Plotting code records:
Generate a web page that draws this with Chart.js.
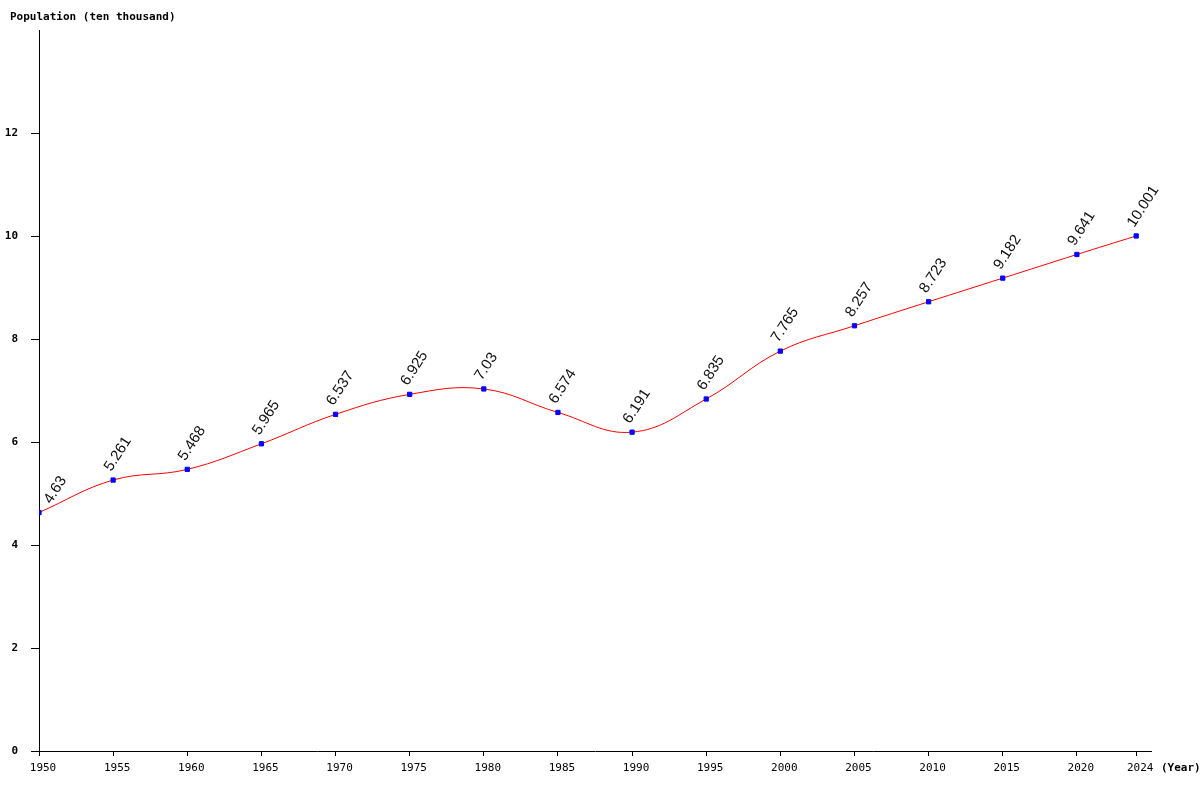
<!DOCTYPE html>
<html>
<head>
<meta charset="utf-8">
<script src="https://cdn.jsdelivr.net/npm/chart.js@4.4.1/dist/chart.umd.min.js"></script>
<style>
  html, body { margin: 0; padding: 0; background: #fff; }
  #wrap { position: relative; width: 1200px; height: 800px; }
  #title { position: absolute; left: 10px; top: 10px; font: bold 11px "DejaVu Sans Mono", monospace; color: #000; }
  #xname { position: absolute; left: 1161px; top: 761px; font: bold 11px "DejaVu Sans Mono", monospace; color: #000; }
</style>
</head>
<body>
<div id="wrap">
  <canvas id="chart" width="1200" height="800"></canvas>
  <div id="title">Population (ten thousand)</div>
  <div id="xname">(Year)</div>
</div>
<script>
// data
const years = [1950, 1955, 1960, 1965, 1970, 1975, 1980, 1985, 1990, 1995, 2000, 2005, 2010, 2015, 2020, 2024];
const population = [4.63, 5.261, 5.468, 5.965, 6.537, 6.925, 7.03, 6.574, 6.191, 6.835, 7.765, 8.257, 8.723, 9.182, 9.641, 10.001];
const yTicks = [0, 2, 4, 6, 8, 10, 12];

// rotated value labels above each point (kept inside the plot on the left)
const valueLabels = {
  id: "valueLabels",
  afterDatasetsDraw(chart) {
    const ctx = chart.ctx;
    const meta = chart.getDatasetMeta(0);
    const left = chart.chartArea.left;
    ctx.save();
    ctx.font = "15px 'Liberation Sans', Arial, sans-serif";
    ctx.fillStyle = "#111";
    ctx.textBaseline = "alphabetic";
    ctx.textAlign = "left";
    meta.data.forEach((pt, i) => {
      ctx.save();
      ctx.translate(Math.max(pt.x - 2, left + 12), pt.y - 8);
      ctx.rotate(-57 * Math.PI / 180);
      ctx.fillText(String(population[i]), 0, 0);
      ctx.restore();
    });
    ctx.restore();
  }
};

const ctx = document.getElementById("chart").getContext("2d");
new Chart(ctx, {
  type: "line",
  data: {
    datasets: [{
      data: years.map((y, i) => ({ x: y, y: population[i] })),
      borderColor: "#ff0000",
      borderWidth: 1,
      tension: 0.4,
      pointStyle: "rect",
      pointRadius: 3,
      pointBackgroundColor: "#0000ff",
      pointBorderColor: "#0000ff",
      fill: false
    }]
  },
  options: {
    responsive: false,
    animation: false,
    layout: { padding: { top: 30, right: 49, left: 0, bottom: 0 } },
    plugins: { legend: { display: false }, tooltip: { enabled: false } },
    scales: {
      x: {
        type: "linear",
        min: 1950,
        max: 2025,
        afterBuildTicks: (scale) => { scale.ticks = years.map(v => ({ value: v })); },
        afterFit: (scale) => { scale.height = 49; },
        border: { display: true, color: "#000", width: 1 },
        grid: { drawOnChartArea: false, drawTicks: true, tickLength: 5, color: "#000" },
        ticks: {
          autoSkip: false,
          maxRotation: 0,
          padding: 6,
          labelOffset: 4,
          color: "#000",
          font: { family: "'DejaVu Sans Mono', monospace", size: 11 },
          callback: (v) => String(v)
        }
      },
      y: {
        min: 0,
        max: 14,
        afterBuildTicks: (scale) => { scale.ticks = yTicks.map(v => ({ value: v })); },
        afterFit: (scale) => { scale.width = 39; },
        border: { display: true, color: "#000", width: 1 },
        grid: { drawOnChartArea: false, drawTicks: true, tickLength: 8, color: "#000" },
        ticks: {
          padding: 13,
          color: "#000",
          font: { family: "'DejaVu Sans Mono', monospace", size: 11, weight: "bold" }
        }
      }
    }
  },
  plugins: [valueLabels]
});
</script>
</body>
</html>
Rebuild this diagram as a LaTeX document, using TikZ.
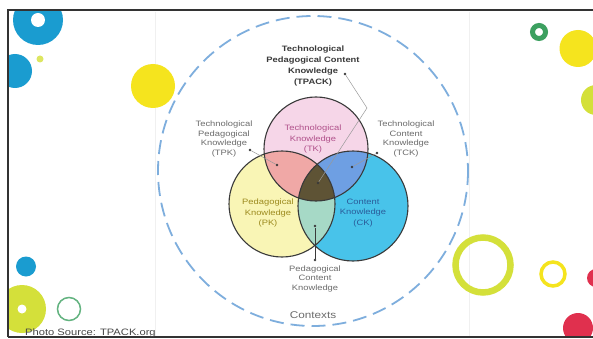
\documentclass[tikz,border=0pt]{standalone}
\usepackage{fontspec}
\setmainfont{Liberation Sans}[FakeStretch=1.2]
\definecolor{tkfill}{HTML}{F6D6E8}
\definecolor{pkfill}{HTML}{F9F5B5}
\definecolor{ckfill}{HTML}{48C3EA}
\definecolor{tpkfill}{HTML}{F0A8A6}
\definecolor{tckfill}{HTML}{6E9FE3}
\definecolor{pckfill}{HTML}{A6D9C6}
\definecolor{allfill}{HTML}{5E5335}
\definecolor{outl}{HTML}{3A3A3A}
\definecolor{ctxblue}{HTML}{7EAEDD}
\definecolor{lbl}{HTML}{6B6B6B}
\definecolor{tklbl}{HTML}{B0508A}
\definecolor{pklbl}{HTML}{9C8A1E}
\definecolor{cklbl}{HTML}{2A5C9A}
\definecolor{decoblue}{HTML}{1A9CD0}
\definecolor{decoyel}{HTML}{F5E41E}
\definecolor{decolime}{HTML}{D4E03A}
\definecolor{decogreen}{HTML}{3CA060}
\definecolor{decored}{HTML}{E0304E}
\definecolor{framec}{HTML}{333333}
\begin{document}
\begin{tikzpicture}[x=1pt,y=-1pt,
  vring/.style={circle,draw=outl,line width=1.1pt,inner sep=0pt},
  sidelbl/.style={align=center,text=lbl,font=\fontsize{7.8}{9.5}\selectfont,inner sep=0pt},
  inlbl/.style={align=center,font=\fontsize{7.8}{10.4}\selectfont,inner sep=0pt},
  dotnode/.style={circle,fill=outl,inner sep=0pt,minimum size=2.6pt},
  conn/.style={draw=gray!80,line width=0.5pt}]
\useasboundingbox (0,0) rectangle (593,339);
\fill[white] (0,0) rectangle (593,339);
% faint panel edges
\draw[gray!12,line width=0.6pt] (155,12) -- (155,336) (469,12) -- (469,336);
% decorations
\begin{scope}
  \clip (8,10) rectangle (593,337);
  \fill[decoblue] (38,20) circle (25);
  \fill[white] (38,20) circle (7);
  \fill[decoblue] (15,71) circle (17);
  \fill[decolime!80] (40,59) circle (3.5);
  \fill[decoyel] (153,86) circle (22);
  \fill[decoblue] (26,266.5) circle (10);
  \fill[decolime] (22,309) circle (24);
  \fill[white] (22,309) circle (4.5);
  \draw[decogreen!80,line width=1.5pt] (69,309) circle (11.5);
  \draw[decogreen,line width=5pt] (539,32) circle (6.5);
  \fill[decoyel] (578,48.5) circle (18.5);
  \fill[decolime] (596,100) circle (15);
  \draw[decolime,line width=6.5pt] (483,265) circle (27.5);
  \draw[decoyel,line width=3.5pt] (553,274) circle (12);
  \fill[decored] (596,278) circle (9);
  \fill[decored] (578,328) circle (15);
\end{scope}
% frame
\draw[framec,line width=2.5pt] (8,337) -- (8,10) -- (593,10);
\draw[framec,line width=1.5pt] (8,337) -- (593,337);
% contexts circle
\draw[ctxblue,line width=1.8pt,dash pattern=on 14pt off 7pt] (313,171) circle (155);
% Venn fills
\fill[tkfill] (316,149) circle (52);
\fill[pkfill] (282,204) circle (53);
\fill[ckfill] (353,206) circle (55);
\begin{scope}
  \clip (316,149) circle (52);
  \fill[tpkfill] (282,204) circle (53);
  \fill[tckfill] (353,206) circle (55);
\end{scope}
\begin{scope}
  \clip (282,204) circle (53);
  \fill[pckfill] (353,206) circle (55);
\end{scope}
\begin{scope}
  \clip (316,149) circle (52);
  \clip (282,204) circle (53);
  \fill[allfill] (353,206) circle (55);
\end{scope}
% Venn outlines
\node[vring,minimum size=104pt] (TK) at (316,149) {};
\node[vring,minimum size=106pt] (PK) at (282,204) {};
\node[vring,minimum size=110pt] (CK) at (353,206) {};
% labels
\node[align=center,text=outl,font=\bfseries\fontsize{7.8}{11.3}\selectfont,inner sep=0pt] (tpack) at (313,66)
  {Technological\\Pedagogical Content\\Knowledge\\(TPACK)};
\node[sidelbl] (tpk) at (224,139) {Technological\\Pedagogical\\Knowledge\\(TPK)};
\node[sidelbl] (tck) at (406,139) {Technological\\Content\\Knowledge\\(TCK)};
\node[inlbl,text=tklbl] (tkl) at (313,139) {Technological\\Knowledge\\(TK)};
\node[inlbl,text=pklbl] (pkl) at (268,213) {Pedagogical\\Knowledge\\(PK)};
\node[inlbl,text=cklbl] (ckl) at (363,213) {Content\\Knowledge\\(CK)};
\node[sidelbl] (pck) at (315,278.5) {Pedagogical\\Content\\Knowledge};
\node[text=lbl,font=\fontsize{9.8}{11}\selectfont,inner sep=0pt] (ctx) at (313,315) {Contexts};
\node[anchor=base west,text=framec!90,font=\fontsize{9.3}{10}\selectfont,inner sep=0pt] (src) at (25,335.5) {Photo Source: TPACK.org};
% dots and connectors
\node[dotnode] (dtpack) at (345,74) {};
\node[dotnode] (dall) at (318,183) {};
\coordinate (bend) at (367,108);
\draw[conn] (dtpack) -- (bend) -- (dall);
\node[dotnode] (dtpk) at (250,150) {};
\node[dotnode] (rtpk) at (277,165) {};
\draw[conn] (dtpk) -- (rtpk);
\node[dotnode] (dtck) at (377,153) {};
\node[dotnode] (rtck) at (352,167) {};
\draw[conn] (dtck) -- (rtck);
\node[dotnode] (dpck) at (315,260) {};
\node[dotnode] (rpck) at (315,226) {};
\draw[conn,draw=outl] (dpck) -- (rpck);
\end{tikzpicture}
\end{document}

SHORT TASK:
Copy out the lines that hold "this".

THE RESULT:
Generate a web page that draws this with Chart.js.
Rebuild this diagram as a LaTeX document, using TikZ.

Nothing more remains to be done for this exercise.